NanoVG is a small antialiased vector graphics rendering library with a lean API modeled after the HTML5 canvas API. It is aimed to be a practical and fun toolset for building scalable user interfaces and visualizations.

This is a fork of the original NanoVG by Mikko Mononen, which is no longer actively maintained.

The goals of this fork are:

• Keep the library alive and usable with modern toolchains
• Replace the legacy OpenGL backend with a Sokol backend for better portability
• Update dependencies (stb_image, stb_truetype)
• Maintain a simple, easy-to-build codebase

The original OpenGL backends are preserved in the obsolete/ folder for reference.

The NanoVG API is modeled loosely on the HTML5 canvas API. If you know canvas, you're up to speed with NanoVG in no time.

The drawing context is created using a backend-specific constructor function. Using the Sokol backend:

#define SOKOL_NANOVG_IMPL
#include "sokol_nanovg.h"
...
struct NVGcontext* vg = nvgCreateSokol(NVG_ANTIALIAS | NVG_STENCIL_STROKES);

The first parameter defines flags for creating the renderer:

• NVG_ANTIALIAS means that the renderer adjusts the geometry to include anti-aliasing. If you're using MSAA, you can omit this flag.
• NVG_STENCIL_STROKES means that the renderer uses better quality rendering for (overlapping) strokes. The quality is mostly visible on wider strokes.
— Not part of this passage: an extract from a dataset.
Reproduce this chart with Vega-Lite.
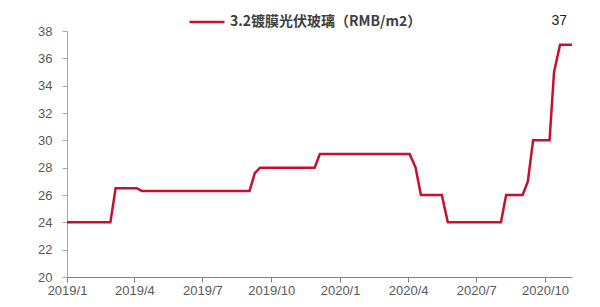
{
  "$schema": "https://vega.github.io/schema/vega-lite/v6.json",
  "width": 505,
  "height": 246,
  "autosize": {"type": "none"},
  "padding": {"left": 67, "top": 31, "right": 28, "bottom": 30},
  "background": "white",
  "data": {"values": [
    {"date": "2019/01/01", "value": 24},
    {"date": "2019/02/28", "value": 24},
    {"date": "2019/03/07", "value": 26.5},
    {"date": "2019/04/04", "value": 26.5},
    {"date": "2019/04/11", "value": 26.3},
    {"date": "2019/09/02", "value": 26.3},
    {"date": "2019/09/09", "value": 27.6},
    {"date": "2019/09/16", "value": 28},
    {"date": "2019/11/28", "value": 28},
    {"date": "2019/12/05", "value": 29},
    {"date": "2020/04/03", "value": 29},
    {"date": "2020/04/11", "value": 28},
    {"date": "2020/04/18", "value": 26},
    {"date": "2020/05/16", "value": 26},
    {"date": "2020/05/24", "value": 24},
    {"date": "2020/08/03", "value": 24},
    {"date": "2020/08/10", "value": 26},
    {"date": "2020/09/01", "value": 26},
    {"date": "2020/09/08", "value": 27},
    {"date": "2020/09/15", "value": 30},
    {"date": "2020/10/07", "value": 30},
    {"date": "2020/10/13", "value": 35},
    {"date": "2020/10/21", "value": 37},
    {"date": "2020/11/06", "value": 37}
  ]},
  "encoding": {
    "x": {
      "field": "date", "type": "temporal",
      "scale": {"domain": [{"year": 2019, "month": 1, "date": 1}, {"year": 2020, "month": 11, "date": 6}]},
      "axis": {
        "title": null,
        "format": "%Y/%-m",
        "values": [
          {"year": 2019, "month": 1, "date": 1},
          {"year": 2019, "month": 4, "date": 1},
          {"year": 2019, "month": 7, "date": 1},
          {"year": 2019, "month": 10, "date": 1},
          {"year": 2020, "month": 1, "date": 1},
          {"year": 2020, "month": 4, "date": 1},
          {"year": 2020, "month": 7, "date": 1},
          {"year": 2020, "month": 10, "date": 1}
        ],
        "domainColor": "#808080", "tickColor": "#808080", "tickSize": 5,
        "labelColor": "#595959", "labelFont": "Liberation Sans", "labelFontSize": 13,
        "labelPadding": 2, "labelFlush": false, "labelOverlap": false
      }
    },
    "y": {
      "field": "value", "type": "quantitative",
      "scale": {"domain": [20, 38], "nice": false, "zero": false},
      "axis": {
        "title": null, "values": [20, 22, 24, 26, 28, 30, 32, 34, 36, 38],
        "domainColor": "#A6A6A6", "tickColor": "#A6A6A6", "tickSize": 5,
        "labelColor": "#595959", "labelFont": "Liberation Sans", "labelFontSize": 13,
        "labelPadding": 10, "labelOverlap": false, "labelFlush": false
      }
    }
  },
  "layer": [
    {
      "mark": {"type": "line", "strokeWidth": 2.5, "interpolate": "linear"},
      "encoding": {
        "color": {
          "datum": "3.2镀膜光伏玻璃（RMB/m2）",
          "scale": {"range": ["#C8102E"]},
          "legend": {
            "title": null, "orient": "none", "legendX": 121, "legendY": -28,
            "symbolType": "stroke", "symbolSize": 1225, "symbolStrokeWidth": 2.5,
            "labelFont": "Noto Sans CJK SC", "labelFontSize": 14, "labelFontWeight": "bold",
            "labelColor": "#404040", "labelOffset": 4, "labelLimit": 400
          }
        }
      }
    },
    {
      "transform": [{"filter": "time(datum.date) == time(datetime(2020, 10, 6))"}],
      "mark": {"type": "text", "align": "right", "baseline": "middle", "dx": -5, "dy": -24, "font": "Liberation Sans", "fontSize": 14, "color": "#222222"},
      "encoding": {
        "text": {"field": "value", "type": "quantitative"}
      }
    }
  ],
  "config": {"view": {"stroke": null}, "axis": {"grid": false}}
}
If you want speed, you can omit this flag.

Note: The render target you're rendering to must have a stencil buffer.

Drawing a simple shape using NanoVG consists of four steps: 1) begin a new shape, 2) define the path to draw, 3) set fill or stroke, 4) and finally fill or stroke the path.

nvgBeginPath(vg);
nvgRect(vg, 100, 100, 120, 30);
nvgFillColor(vg, nvgRGBA(255, 192, 0, 255));
nvgFill(vg);

Calling nvgBeginPath() will clear any existing paths and start drawing from a blank slate. There are a number of functions to define the path to draw, such as rectangle, rounded rectangle, and ellipse, or you can use the common moveTo, lineTo, bezierTo, and arcTo API to compose paths step by step.

Because of the way the rendering backend is built in NanoVG, drawing a composite path, that is a path consisting of multiple paths defining holes and fills, is a bit more involved. NanoVG uses the even-odd filling rule and by default, paths are wound in counter-clockwise order. Keep that in mind when drawing using the low-level draw API. In order to wind one of the predefined shapes as a hole, you should call nvgPathWinding(vg, NVG_HOLE), or nvgPathWinding(vg, NVG_CW) after defining the path.

nvgBeginPath(vg);
nvgRect(vg, 100, 100, 120, 30);
nvgCircle(vg, 120, 120, 5);
nvgPathWinding(vg, NVG_HOLE);   // Mark circle as a hole.
nvgFillColor(vg, nvgRGBA(255, 192, 0, 255));
nvgFill(vg);

If rendering is wrong:

• Make sure you have created a NanoVG context using nvgCreateSokol()
• Make sure you have initialized your graphics backend with a stencil buffer
• Make sure you have cleared the stencil buffer
• Make sure all rendering calls happen between nvgBeginFrame() and nvgEndFrame()

The project uses a simple Makefile. Currently, only Linux is supported for native builds.

make            # Release build
make debug      # Debug build
make run        # Build and run

./build/release/example

Requires Emscripten:

make web

# Serve locally (WebGL requires a server)
python3 -m http.server -d build/web
# Open http://localhost:8000

See the header file nanovg.h for API reference.

The library is licensed under the zlib license.

Fonts used in examples:

• Roboto licensed under Apache License 2.0
• Entypo licensed under CC BY-SA 4.0
• Noto Emoji licensed under SIL Open Font License, Version 1.1

Uses stb_truetype for font rendering. Uses stb_image for image loading.